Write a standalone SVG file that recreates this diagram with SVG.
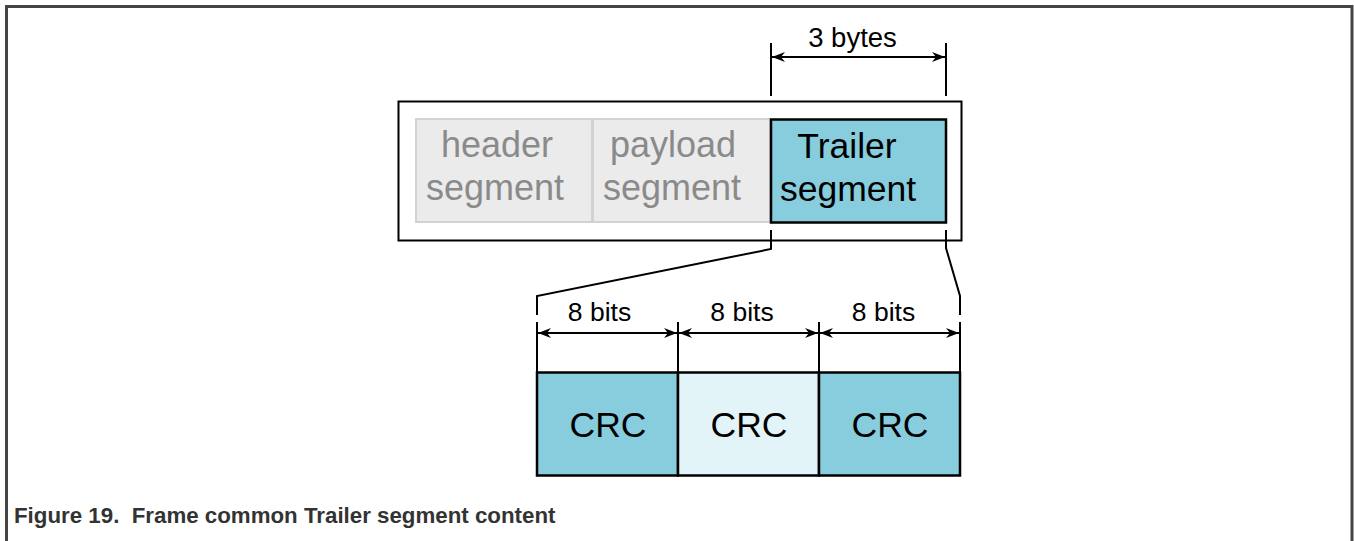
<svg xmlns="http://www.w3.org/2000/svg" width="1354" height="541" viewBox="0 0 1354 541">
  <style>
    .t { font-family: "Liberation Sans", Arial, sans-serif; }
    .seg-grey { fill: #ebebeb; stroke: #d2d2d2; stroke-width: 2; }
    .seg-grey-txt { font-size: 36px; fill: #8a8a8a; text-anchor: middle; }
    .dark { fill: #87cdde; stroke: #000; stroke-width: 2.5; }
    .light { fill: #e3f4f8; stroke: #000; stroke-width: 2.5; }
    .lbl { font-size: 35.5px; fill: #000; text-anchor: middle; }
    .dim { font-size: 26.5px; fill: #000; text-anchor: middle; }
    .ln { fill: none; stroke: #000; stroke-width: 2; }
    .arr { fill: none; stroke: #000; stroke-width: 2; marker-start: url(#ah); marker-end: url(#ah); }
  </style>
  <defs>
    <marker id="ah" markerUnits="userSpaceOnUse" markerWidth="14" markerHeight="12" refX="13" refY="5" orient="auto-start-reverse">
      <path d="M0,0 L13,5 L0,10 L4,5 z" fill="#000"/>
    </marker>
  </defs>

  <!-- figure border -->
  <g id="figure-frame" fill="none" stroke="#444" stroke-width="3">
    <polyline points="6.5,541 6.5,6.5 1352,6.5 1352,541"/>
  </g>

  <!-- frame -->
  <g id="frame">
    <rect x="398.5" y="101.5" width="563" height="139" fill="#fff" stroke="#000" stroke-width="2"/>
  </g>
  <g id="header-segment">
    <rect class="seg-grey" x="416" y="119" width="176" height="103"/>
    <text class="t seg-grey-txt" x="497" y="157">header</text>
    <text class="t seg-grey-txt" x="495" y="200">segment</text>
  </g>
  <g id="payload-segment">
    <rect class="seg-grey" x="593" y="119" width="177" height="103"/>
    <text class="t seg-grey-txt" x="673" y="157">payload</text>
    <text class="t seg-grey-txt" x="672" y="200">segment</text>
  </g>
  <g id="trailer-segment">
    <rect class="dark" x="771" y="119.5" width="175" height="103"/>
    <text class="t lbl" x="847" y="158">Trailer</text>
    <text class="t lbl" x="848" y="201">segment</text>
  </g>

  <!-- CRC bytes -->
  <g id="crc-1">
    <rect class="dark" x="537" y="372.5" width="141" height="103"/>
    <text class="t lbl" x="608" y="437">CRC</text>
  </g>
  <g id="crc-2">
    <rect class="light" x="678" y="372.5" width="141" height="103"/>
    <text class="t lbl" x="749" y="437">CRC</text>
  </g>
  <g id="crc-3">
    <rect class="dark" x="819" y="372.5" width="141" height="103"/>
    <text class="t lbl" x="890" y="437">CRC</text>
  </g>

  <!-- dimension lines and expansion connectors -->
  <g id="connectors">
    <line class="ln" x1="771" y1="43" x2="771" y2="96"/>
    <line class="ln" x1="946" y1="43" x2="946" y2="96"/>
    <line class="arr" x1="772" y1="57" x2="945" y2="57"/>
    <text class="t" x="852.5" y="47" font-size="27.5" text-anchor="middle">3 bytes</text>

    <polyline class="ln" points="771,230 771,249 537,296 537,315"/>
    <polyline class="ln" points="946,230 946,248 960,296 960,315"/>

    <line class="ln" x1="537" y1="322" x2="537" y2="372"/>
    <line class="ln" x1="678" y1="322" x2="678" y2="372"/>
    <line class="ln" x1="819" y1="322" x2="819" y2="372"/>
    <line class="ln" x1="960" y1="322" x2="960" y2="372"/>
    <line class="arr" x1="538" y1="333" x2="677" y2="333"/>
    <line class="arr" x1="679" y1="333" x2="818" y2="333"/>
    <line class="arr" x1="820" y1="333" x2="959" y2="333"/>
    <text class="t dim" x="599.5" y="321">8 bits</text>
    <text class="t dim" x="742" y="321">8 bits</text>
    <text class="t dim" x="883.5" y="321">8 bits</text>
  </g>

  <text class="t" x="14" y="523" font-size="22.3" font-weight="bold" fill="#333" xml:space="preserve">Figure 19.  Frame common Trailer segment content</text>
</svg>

● ● ● ● ●

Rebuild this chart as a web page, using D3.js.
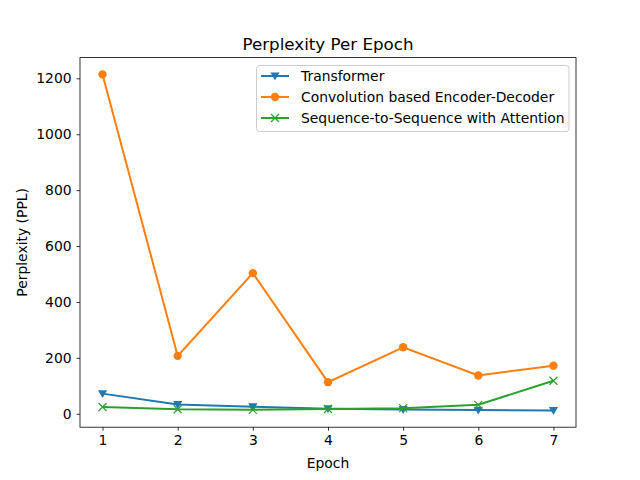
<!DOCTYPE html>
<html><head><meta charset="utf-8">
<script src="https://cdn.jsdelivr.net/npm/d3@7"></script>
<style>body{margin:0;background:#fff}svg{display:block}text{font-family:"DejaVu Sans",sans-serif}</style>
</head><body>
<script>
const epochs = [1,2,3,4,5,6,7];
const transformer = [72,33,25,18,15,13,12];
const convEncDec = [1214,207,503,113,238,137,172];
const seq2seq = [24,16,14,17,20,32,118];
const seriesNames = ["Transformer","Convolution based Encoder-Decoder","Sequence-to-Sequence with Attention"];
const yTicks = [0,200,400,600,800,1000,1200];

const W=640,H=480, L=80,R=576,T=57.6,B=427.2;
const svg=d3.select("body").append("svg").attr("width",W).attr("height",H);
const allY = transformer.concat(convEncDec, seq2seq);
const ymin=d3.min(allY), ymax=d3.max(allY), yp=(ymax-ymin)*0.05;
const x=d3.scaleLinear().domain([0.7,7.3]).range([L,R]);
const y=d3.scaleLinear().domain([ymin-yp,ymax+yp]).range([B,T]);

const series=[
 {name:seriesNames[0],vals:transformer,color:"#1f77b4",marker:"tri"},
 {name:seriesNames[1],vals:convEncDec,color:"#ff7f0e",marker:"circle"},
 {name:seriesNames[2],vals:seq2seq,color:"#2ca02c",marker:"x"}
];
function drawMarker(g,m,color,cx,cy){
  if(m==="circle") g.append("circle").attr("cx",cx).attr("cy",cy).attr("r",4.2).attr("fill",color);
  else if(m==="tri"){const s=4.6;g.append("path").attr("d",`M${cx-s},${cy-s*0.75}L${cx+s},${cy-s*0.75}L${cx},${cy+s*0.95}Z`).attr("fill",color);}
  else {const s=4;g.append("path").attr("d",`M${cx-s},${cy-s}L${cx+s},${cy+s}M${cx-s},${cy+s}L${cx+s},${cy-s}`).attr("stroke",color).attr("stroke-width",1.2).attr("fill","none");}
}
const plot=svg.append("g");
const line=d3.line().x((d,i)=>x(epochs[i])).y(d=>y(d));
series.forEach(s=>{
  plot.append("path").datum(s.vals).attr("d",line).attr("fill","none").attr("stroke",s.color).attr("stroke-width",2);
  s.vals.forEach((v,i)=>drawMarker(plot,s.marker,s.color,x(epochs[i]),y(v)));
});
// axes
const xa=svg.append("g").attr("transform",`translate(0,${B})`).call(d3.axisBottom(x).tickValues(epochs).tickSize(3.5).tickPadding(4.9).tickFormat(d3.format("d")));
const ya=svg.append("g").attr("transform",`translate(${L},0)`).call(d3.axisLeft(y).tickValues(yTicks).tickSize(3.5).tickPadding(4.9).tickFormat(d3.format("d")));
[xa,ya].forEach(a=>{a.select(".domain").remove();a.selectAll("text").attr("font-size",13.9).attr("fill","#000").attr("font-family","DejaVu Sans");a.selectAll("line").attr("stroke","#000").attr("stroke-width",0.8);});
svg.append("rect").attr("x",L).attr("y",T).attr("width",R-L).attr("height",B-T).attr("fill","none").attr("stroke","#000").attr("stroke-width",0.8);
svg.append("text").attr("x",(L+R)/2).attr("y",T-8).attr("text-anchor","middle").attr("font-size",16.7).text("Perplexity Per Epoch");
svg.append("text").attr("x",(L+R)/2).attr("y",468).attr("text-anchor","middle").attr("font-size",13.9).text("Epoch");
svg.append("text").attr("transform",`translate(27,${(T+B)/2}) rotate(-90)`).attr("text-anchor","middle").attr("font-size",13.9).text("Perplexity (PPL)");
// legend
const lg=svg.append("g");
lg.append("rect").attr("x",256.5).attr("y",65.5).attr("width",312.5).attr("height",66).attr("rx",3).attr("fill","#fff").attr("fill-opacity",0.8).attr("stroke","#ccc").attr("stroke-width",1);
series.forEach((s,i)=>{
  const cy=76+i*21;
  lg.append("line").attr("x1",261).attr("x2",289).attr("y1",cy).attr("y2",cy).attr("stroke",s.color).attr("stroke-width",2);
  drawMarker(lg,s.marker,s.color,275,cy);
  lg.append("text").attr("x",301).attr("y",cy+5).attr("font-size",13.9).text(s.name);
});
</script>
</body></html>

● ● ● ● ●

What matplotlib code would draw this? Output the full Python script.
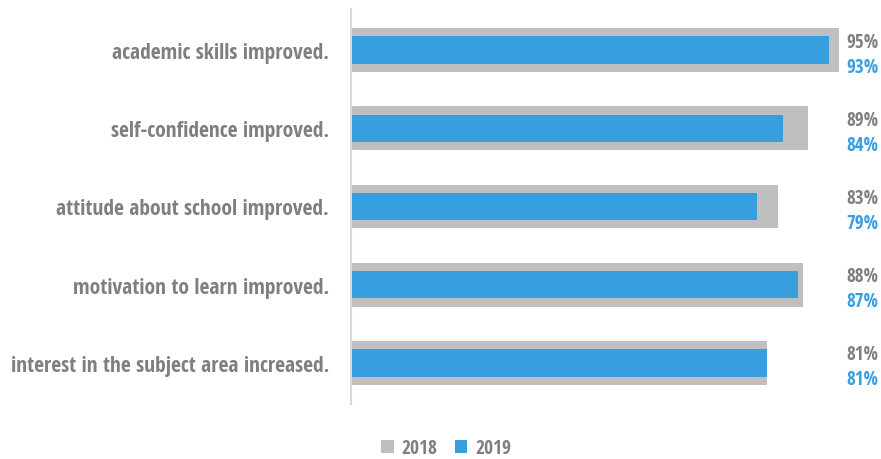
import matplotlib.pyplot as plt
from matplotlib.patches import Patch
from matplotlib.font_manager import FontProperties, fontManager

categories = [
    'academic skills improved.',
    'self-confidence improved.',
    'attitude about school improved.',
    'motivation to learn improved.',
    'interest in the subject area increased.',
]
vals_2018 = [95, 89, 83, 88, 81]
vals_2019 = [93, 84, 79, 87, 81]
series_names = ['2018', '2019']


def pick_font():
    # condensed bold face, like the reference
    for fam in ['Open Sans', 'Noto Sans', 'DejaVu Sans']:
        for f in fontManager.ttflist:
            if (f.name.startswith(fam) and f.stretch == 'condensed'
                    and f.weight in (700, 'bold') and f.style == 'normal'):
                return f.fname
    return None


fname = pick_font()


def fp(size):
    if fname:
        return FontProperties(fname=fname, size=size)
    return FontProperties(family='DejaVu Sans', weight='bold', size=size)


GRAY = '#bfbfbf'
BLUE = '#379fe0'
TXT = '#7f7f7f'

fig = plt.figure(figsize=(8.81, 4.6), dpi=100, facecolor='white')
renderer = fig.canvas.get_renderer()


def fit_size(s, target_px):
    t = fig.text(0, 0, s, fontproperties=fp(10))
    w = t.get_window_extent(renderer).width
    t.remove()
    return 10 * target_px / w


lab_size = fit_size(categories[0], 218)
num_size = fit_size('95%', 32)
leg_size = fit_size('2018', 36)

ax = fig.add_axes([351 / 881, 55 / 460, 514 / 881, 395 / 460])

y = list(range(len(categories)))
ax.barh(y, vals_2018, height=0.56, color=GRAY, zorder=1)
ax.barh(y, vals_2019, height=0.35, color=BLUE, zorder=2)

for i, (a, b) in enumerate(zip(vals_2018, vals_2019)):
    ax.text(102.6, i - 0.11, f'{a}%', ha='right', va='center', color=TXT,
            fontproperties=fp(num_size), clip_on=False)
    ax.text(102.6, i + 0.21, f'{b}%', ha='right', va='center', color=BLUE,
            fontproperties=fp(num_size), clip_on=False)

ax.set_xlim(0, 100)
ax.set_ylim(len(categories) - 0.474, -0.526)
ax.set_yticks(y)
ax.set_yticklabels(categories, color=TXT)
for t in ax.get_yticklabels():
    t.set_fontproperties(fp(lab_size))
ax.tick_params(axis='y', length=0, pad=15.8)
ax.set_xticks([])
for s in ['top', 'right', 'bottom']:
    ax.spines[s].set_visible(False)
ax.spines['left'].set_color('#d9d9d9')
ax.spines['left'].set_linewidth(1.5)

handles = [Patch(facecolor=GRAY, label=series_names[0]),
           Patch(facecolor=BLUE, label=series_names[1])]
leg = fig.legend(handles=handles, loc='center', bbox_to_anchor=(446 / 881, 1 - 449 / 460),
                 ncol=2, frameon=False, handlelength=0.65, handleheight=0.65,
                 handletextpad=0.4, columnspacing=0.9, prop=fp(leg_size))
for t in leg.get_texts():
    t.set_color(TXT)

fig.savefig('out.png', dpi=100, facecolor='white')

● ● ● ● ●

**Set problem**
In the listing above, find the line containing "What matplotlib code" and the line containing "return 10 * target_px / w". Reproduce those lines and all between them exactly, with no pictures and nothing more.

**Solution**
What matplotlib code would draw this? Output the full Python script.
import matplotlib.pyplot as plt
from matplotlib.patches import Patch
from matplotlib.font_manager import FontProperties, fontManager

categories = [
    'academic skills improved.',
    'self-confidence improved.',
    'attitude about school improved.',
    'motivation to learn improved.',
    'interest in the subject area increased.',
]
vals_2018 = [95, 89, 83, 88, 81]
vals_2019 = [93, 84, 79, 87, 81]
series_names = ['2018', '2019']


def pick_font():
    # condensed bold face, like the reference
    for fam in ['Open Sans', 'Noto Sans', 'DejaVu Sans']:
        for f in fontManager.ttflist:
            if (f.name.startswith(fam) and f.stretch == 'condensed'
                    and f.weight in (700, 'bold') and f.style == 'normal'):
                return f.fname
    return None


fname = pick_font()


def fp(size):
    if fname:
        return FontProperties(fname=fname, size=size)
    return FontProperties(family='DejaVu Sans', weight='bold', size=size)


GRAY = '#bfbfbf'
BLUE = '#379fe0'
TXT = '#7f7f7f'

fig = plt.figure(figsize=(8.81, 4.6), dpi=100, facecolor='white')
renderer = fig.canvas.get_renderer()


def fit_size(s, target_px):
    t = fig.text(0, 0, s, fontproperties=fp(10))
    w = t.get_window_extent(renderer).width
    t.remove()
    return 10 * target_px / w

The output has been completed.